In the article, I will try to explore a few techniques to help generate different specified characters in a picture, using Illustrious models. All of this should also work with Pony models and any other SDXL based models.

Method #1: prompt several characters

The most obvious method, the one we all have used already is to basically describe the different characters in the prompt.

This is where the frustration begins, because the good image can emerge only after a large multitude of bad and failed generations. If it ever does!

Is it good enough ?

The problem here is prompt bleeding, that is, when some prompt elements from one character bleed into the other character. For instance, if one character has eyeglasses, the probability is high to have all characters on the picture wearing eyeglasses!

Prompt bleeding is something that can't be avoided and the only basic way to limit it is to simplify the prompt, to make sure the bleeding elements are not part of the generation.

It is important to note here that the chosen model for the generation has a huge impact on the result. Flux can easliy prompt different characters where Illustrious and Pony models really struggle.

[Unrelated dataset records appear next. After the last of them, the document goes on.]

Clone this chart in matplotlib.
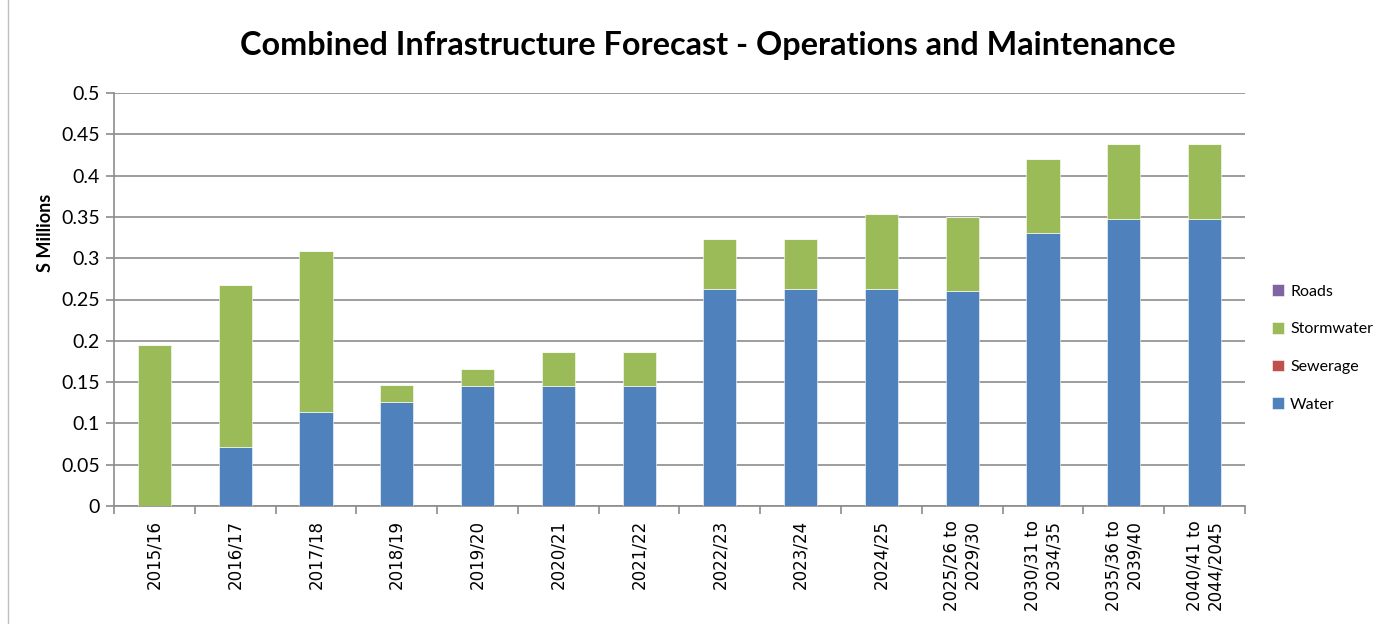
import numpy as np
import matplotlib
matplotlib.use("Agg")
import matplotlib.pyplot as plt

periodos = ["2015/16", "2016/17", "2017/18", "2018/19", "2019/20", "2020/21",
            "2021/22", "2022/23", "2023/24", "2024/25", "2025/26 to\n2029/30",
            "2030/31 to\n2034/35", "2035/36 to\n2039/40", "2040/41 to\n2044/2045"]
water = [0.0, 0.072, 0.114, 0.126, 0.145, 0.145, 0.145, 0.263, 0.263, 0.263,
         0.260, 0.330, 0.348, 0.348]
sewerage = [0.0] * 14
stormwater = [0.195, 0.195, 0.195, 0.020, 0.021, 0.041, 0.041, 0.060, 0.060,
              0.090, 0.090, 0.090, 0.090, 0.090]
roads = [0.0] * 14

cores = {"Water": "#4F81BD", "Sewerage": "#C0504D",
         "Stormwater": "#9BBB59", "Roads": "#8064A2"}

fonte = ["Lato", "DejaVu Sans"]

fig = plt.figure(figsize=(13.91, 6.24), dpi=100)
ax = fig.add_axes([114 / 1391, 1 - 506 / 624, (1245 - 114) / 1391, (506 - 93) / 624])

x = np.arange(len(periodos))
base = np.zeros(len(periodos))
barras = {}
for nome, valores in [("Water", water), ("Sewerage", sewerage),
                      ("Stormwater", stormwater), ("Roads", roads)]:
    barras[nome] = ax.bar(x, valores, width=0.41, bottom=base, color=cores[nome],
                          edgecolor="white", linewidth=0.4, zorder=3)
    base = base + np.array(valores)

ax.set_xlim(-0.5, len(periodos) - 0.5)
ax.set_ylim(0, 0.5)
ax.set_yticks(np.arange(0, 0.51, 0.05))
ax.set_yticklabels(["0", "0.05", "0.1", "0.15", "0.2", "0.25", "0.3", "0.35",
                    "0.4", "0.45", "0.5"], fontsize=14, family=fonte)
ax.grid(axis="y", color="#8C8C8C", linewidth=1.2, zorder=0)

ax.set_xticks(x)
ax.set_xticklabels(periodos, rotation=90, fontsize=12, family="DejaVu Sans",
                   multialignment="right")
ax.tick_params(axis="x", length=0, pad=10)
ax.set_xticks(np.arange(-0.5, len(periodos), 1), minor=True)
ax.tick_params(axis="x", which="minor", length=6, color="#8C8C8C", width=1.2)
ax.tick_params(axis="y", length=6, color="#8C8C8C", width=1.2, pad=4)

for lado in ["top", "right"]:
    ax.spines[lado].set_visible(False)
for lado in ["left", "bottom"]:
    ax.spines[lado].set_color("#8C8C8C")
    ax.spines[lado].set_linewidth(1.2)

ax.set_ylabel("S Millions", fontsize=13, fontweight="bold", family=fonte, labelpad=10)
ax.yaxis.set_label_coords(-60 / 1131, 1 - 140 / 413)

fig.suptitle("Combined Infrastructure Forecast - Operations and Maintenance",
             x=(243 + 1172) / 2 / 1391, y=1 - 46 / 624, va="center",
             fontsize=23.3, fontweight="bold", family=fonte)

ordem = ["Roads", "Stormwater", "Sewerage", "Water"]
leg = fig.legend([barras[n] for n in ordem], ordem, loc="center left",
                 bbox_to_anchor=(1267 / 1391, 1 - 348 / 624), frameon=False,
                 prop={"family": fonte, "size": 11.5}, handlelength=0.75,
                 handleheight=0.75, handletextpad=0.4, labelspacing=1.45,
                 borderaxespad=0, borderpad=0.3)

# borda externa do gráfico
fig.patches.append(plt.Rectangle((8 / 1391, -0.01), 1.0, 1.02, transform=fig.transFigure,
                                 fill=False, edgecolor="#BFBFBF", linewidth=1))

fig.savefig("out.png", dpi=100)
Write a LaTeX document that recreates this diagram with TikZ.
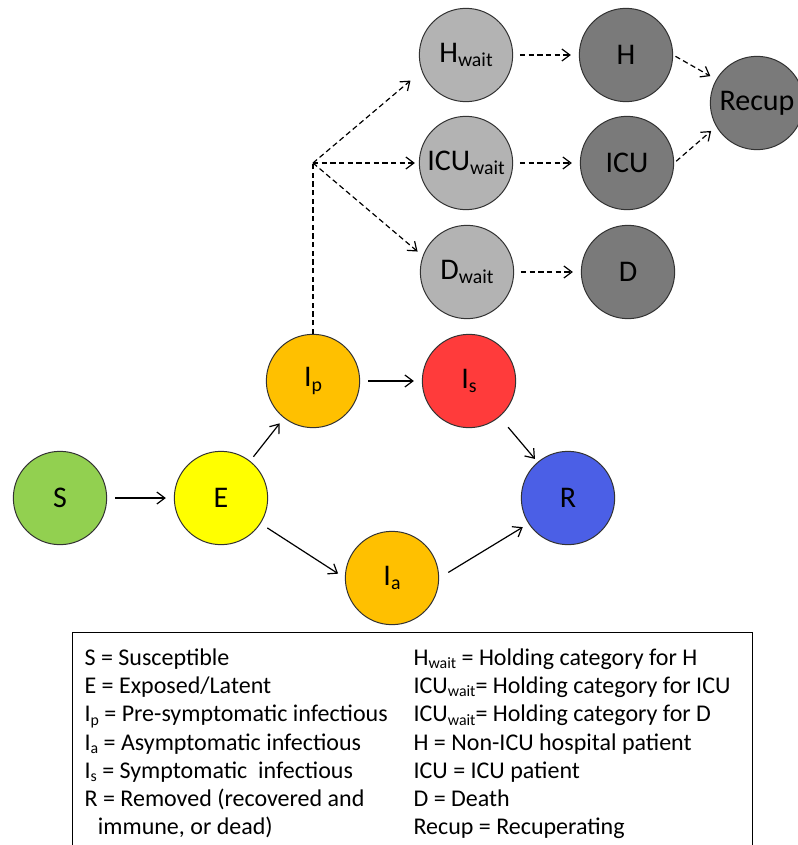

For instance, here is a comparison, with the same prompt:

4girls, multiple girls, 1girl, young teenager, baggy pants, sneakers, oversize pink t-shirt, long hair, 1girl, young woman, legging, crop top, angled bob cut, 1girl, mature woman, dress, shirt, short hair, 1girl, old woman, long dress, whool pull-over, bun, garden background

Some models may be more adapted than other. For instance, some models may already know many famous characters (especially anime) and therefore, they can generate several of those characters easily without too much prompt bleeding.

Example (model WAI-NSFW-Illustrious-SDXL): 2boys, duo, pikachu and goku, playing ball

Method #2: generating characters separately

While working on episode #5 of The Abduction of Clara Coleman (see the collection on my profile. Warning: XXX content inside), I was trying to generate a picture of Dahra and Mr Director discussing together. I was unable to generate a good picture of those two by using Method #1 and I rapidly got sick of trying again and again.

So, Method #2, I decided to generate instead the two characters separately and assemble them into a new picture.

After generating Dahra, I simply switched the Dahra part of the prompt with one for Mr Director. So I generated a new picture with the same setting, size and style, of Mr Director, our second character.

Then comes the most useful tool of the whole Windows suit: Paint! With Paint, I copy/pasted the two pictures into one.

And finally, I used some inpainting workflow to rework the ground part of the picture. Some post-processing later (face detailers, details inpainting and upscaling), the final image is ready.

Is it good enough ?

The result is quite good but this method has some obvious limitations.

First, the background consistency is an issue. Here the background is plain white and only the ground had to be reprocessed (which was not too difficult). So we have dodged the problem.

If the background is detailed, it could be a real problem to inpaint a large area and this method will simply not be relevant.

Second issue: since the characters are generated separately, this method cannot be used if the characters are interacting together, like if they are fighting, dancing or having sex.

Method #3: generating characters separately - automated workflow

Now, we will keep that idea of generating the characters separately, but instead of doing it manually, let's build an automated workflow. For this, we will rely on a reference image and ControlNet to build our final picture.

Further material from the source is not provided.